(Candidates who have followed the specialization course)We observe the size of an ant colony every day. For any non-zero natural number $n$, we denote by $u _ { n }$ the number of ants, expressed in thousands, in this population at the end of the $n$-th day. At the beginning of the study the colony has 5000 ants and after one day it has 5100 ants. Thus, we have $u _ { 0 } = 5$ and $u _ { 1 } = 5.1$. We assume that the increase in the size of the colony from one day to the next decreases by $10\%$ each day. In other words, for any natural number $n$,
$$u _ { n + 2 } - u _ { n + 1 } = 0.9 \left( u _ { n + 1 } - u _ { n } \right) .$$
- Prove that under these conditions, $u _ { 2 } = 5.19$.

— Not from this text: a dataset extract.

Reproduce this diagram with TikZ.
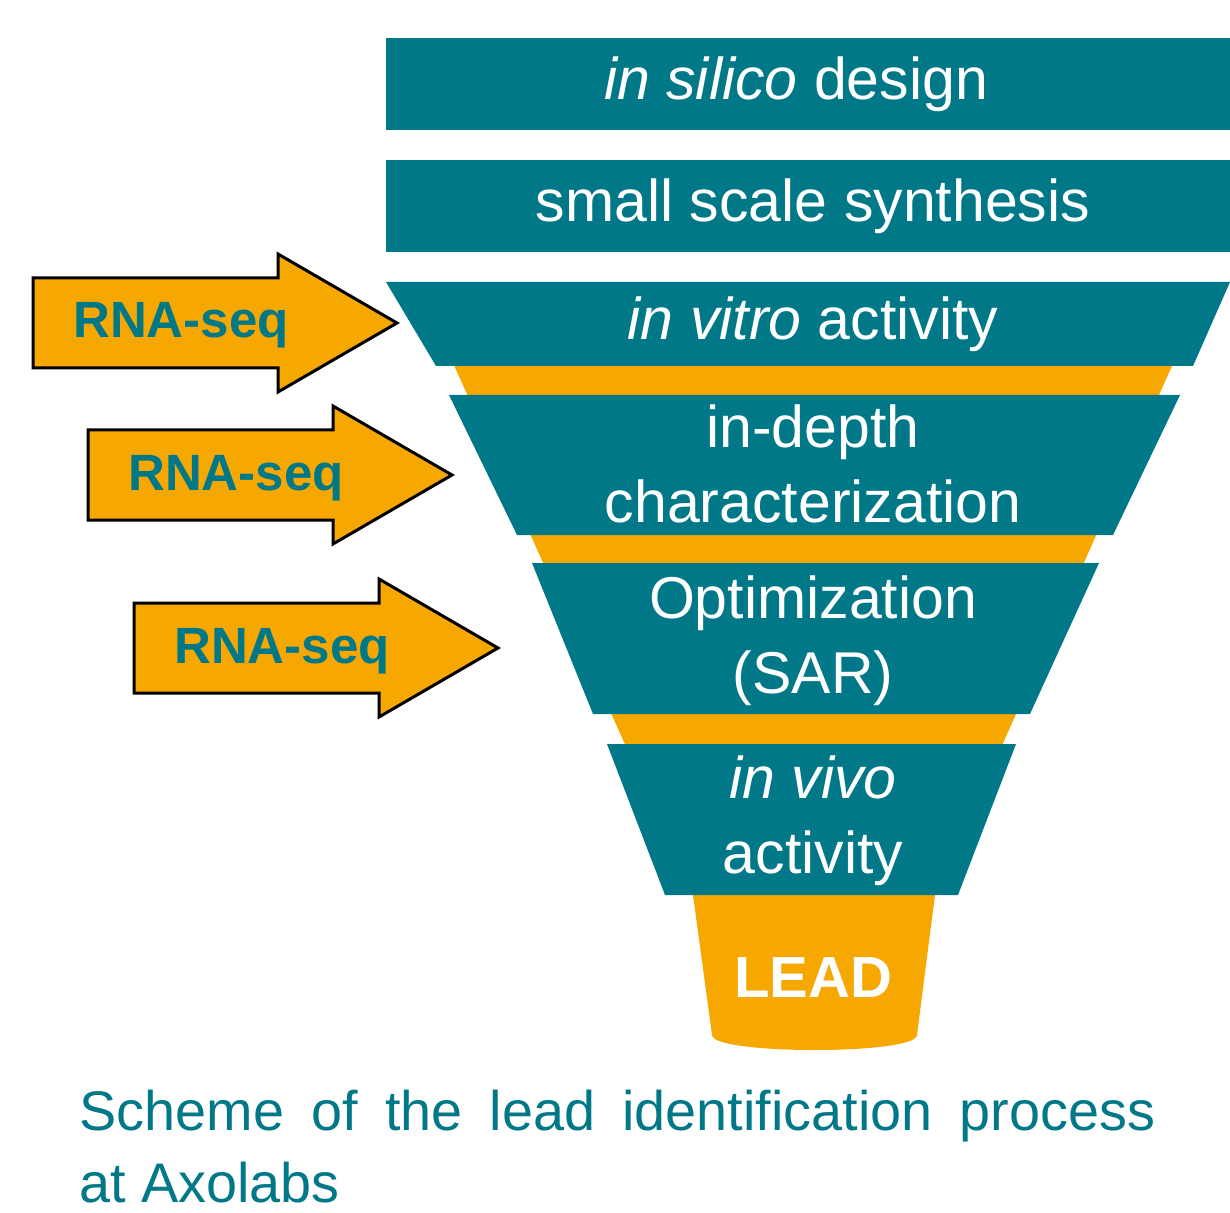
\documentclass[tikz,border=0pt]{standalone}
\usepackage{fontspec}
\setmainfont{Liberation Sans}
\definecolor{axoteal}{RGB}{0,120,136}
\definecolor{axoorange}{RGB}{247,168,0}

\begin{document}
\begin{tikzpicture}[
        x=0.5pt,
        y=-0.5pt,
        stage/.style={
            fill=axoteal,
        },
        funnel/.style={
            fill=axoorange,
        },
        stagetext/.style={
            text=white,
            inner sep=0pt,
            align=center,
            font=\fontsize{29.5}{37.5}\selectfont,
        },
        leadtext/.style={
            text=white,
            inner sep=0pt,
            font=\fontsize{29}{35}\selectfont\bfseries,
        },
        seqarrow/.style={
            fill=axoorange,
            draw=black,
            line width=1.5pt,
            line join=miter,
        },
        seqtext/.style={
            text=axoteal,
            inner sep=0pt,
            font=\fontsize{25.5}{30}\selectfont\bfseries,
        },
        caption/.style={
            text=axoteal,
            inner sep=0pt,
            text width=538pt,
            align=justify,
            font=\fontsize{27.9}{36}\selectfont,
        },
    ]
        \useasboundingbox (0,0) rectangle (1230,1213);

        % orange funnel and lead cup behind the stages
        \fill[funnel] (420,290) -- (1206,290) -- (935,895) -- (917,1035)
            .. controls (917,1055) and (712,1055) .. (712,1035) -- (693,895) -- cycle;

        \fill[stage] (386,38) rectangle (1230,130);
        \fill[stage] (386,160) rectangle (1230,252);
        \fill[stage] (386,282) -- (1230,282) -- (1193,366) -- (436,366) -- cycle;
        \fill[stage] (449,395) -- (1180,395) -- (1113,535) -- (517,535) -- cycle;
        \fill[stage] (532,563) -- (1099,563) -- (1030,714) -- (593,714) -- cycle;
        \fill[stage] (607,744) -- (1016,744) -- (958,895) -- (665,895) -- cycle;

        \node[stagetext, anchor=base] (silico) at (796,100) {\textit{in silico} design};
        \node[stagetext, anchor=base] (synth) at (813,222) {small scale synthesis};
        \node[stagetext, anchor=base] (vitro) at (813,340) {\textit{in vitro} activity};
        \node[stagetext, anchor=base] (depth) at (813,523) {in-depth\\characterization};
        \node[stagetext, anchor=base] (optim) at (813,693) {Optimization\\(SAR)};
        \node[stagetext, anchor=base] (vivo) at (813,873) {\textit{in vivo}\\activity};
        \node[leadtext, anchor=base] (lead) at (813,997) {LEAD};

        \foreach \i/\dx/\dy in {1/0/0, 2/55/152, 3/101/325} {
            \draw[seqarrow, shift={(\dx,\dy)}] (33,278) -- (278,278) -- (278,254)
                -- (397,323) -- (278,392) -- (278,368) -- (33,368) -- cycle;
            \node[seqtext, anchor=base] (seq\i) at (181+\dx,338+\dy) {RNA-seq};
        }

        \node[caption, anchor=base west] (scheme) at (79,1130)
            {Scheme of the lead identification process\linebreak at Axolabs};
    \end{tikzpicture}
\end{document}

- For any natural number $n$, we set $V _ { n } = \binom { u _ { n + 1 } } { u _ { n } }$ and $A = \left( \begin{array} { c c } 1.9 & - 0.9 \\ 1 & 0 \end{array} \right)$. a. Prove that, for any natural number $n$, we have $V _ { n + 1 } = A V _ { n }$.
We then admit that, for any natural number $n$, $V _ { n } = A ^ { n } V _ { 0 }$. b. We set $P = \left( \begin{array} { c c } 0.9 & 1 \\ 1 & 1 \end{array} \right)$. We admit that the matrix $P$ is invertible.
Using a calculator, determine the matrix $P ^ { - 1 }$. By detailing the calculations, determine the matrix $D$ defined by $D = P ^ { - 1 } A P$. c. Prove by induction that, for any natural number $n$, we have $A ^ { n } = P D ^ { n } P ^ { - 1 }$. For any natural number $n$, we admit that
$$A ^ { n } = \left( \begin{array} { c c }
- 10 \times 0.9 ^ { n + 1 } + 10 & 10 \times 0.9 ^ { n + 1 } - 9 \\
- 10 \times 0.9 ^ { n } + 10 & 10 \times 0.9 ^ { n } - 9
\end{array} \right) .$$
d. Deduce that, for any natural number $n$, $u _ { n } = 6 - 0.9 ^ { n }$.
- Calculate the size of the colony at the end of the $10 ^ { \mathrm { th } }$ day. Round the result to the nearest ant.
- Calculate the limit of the sequence $(u _ { n })$. Interpret this result in context.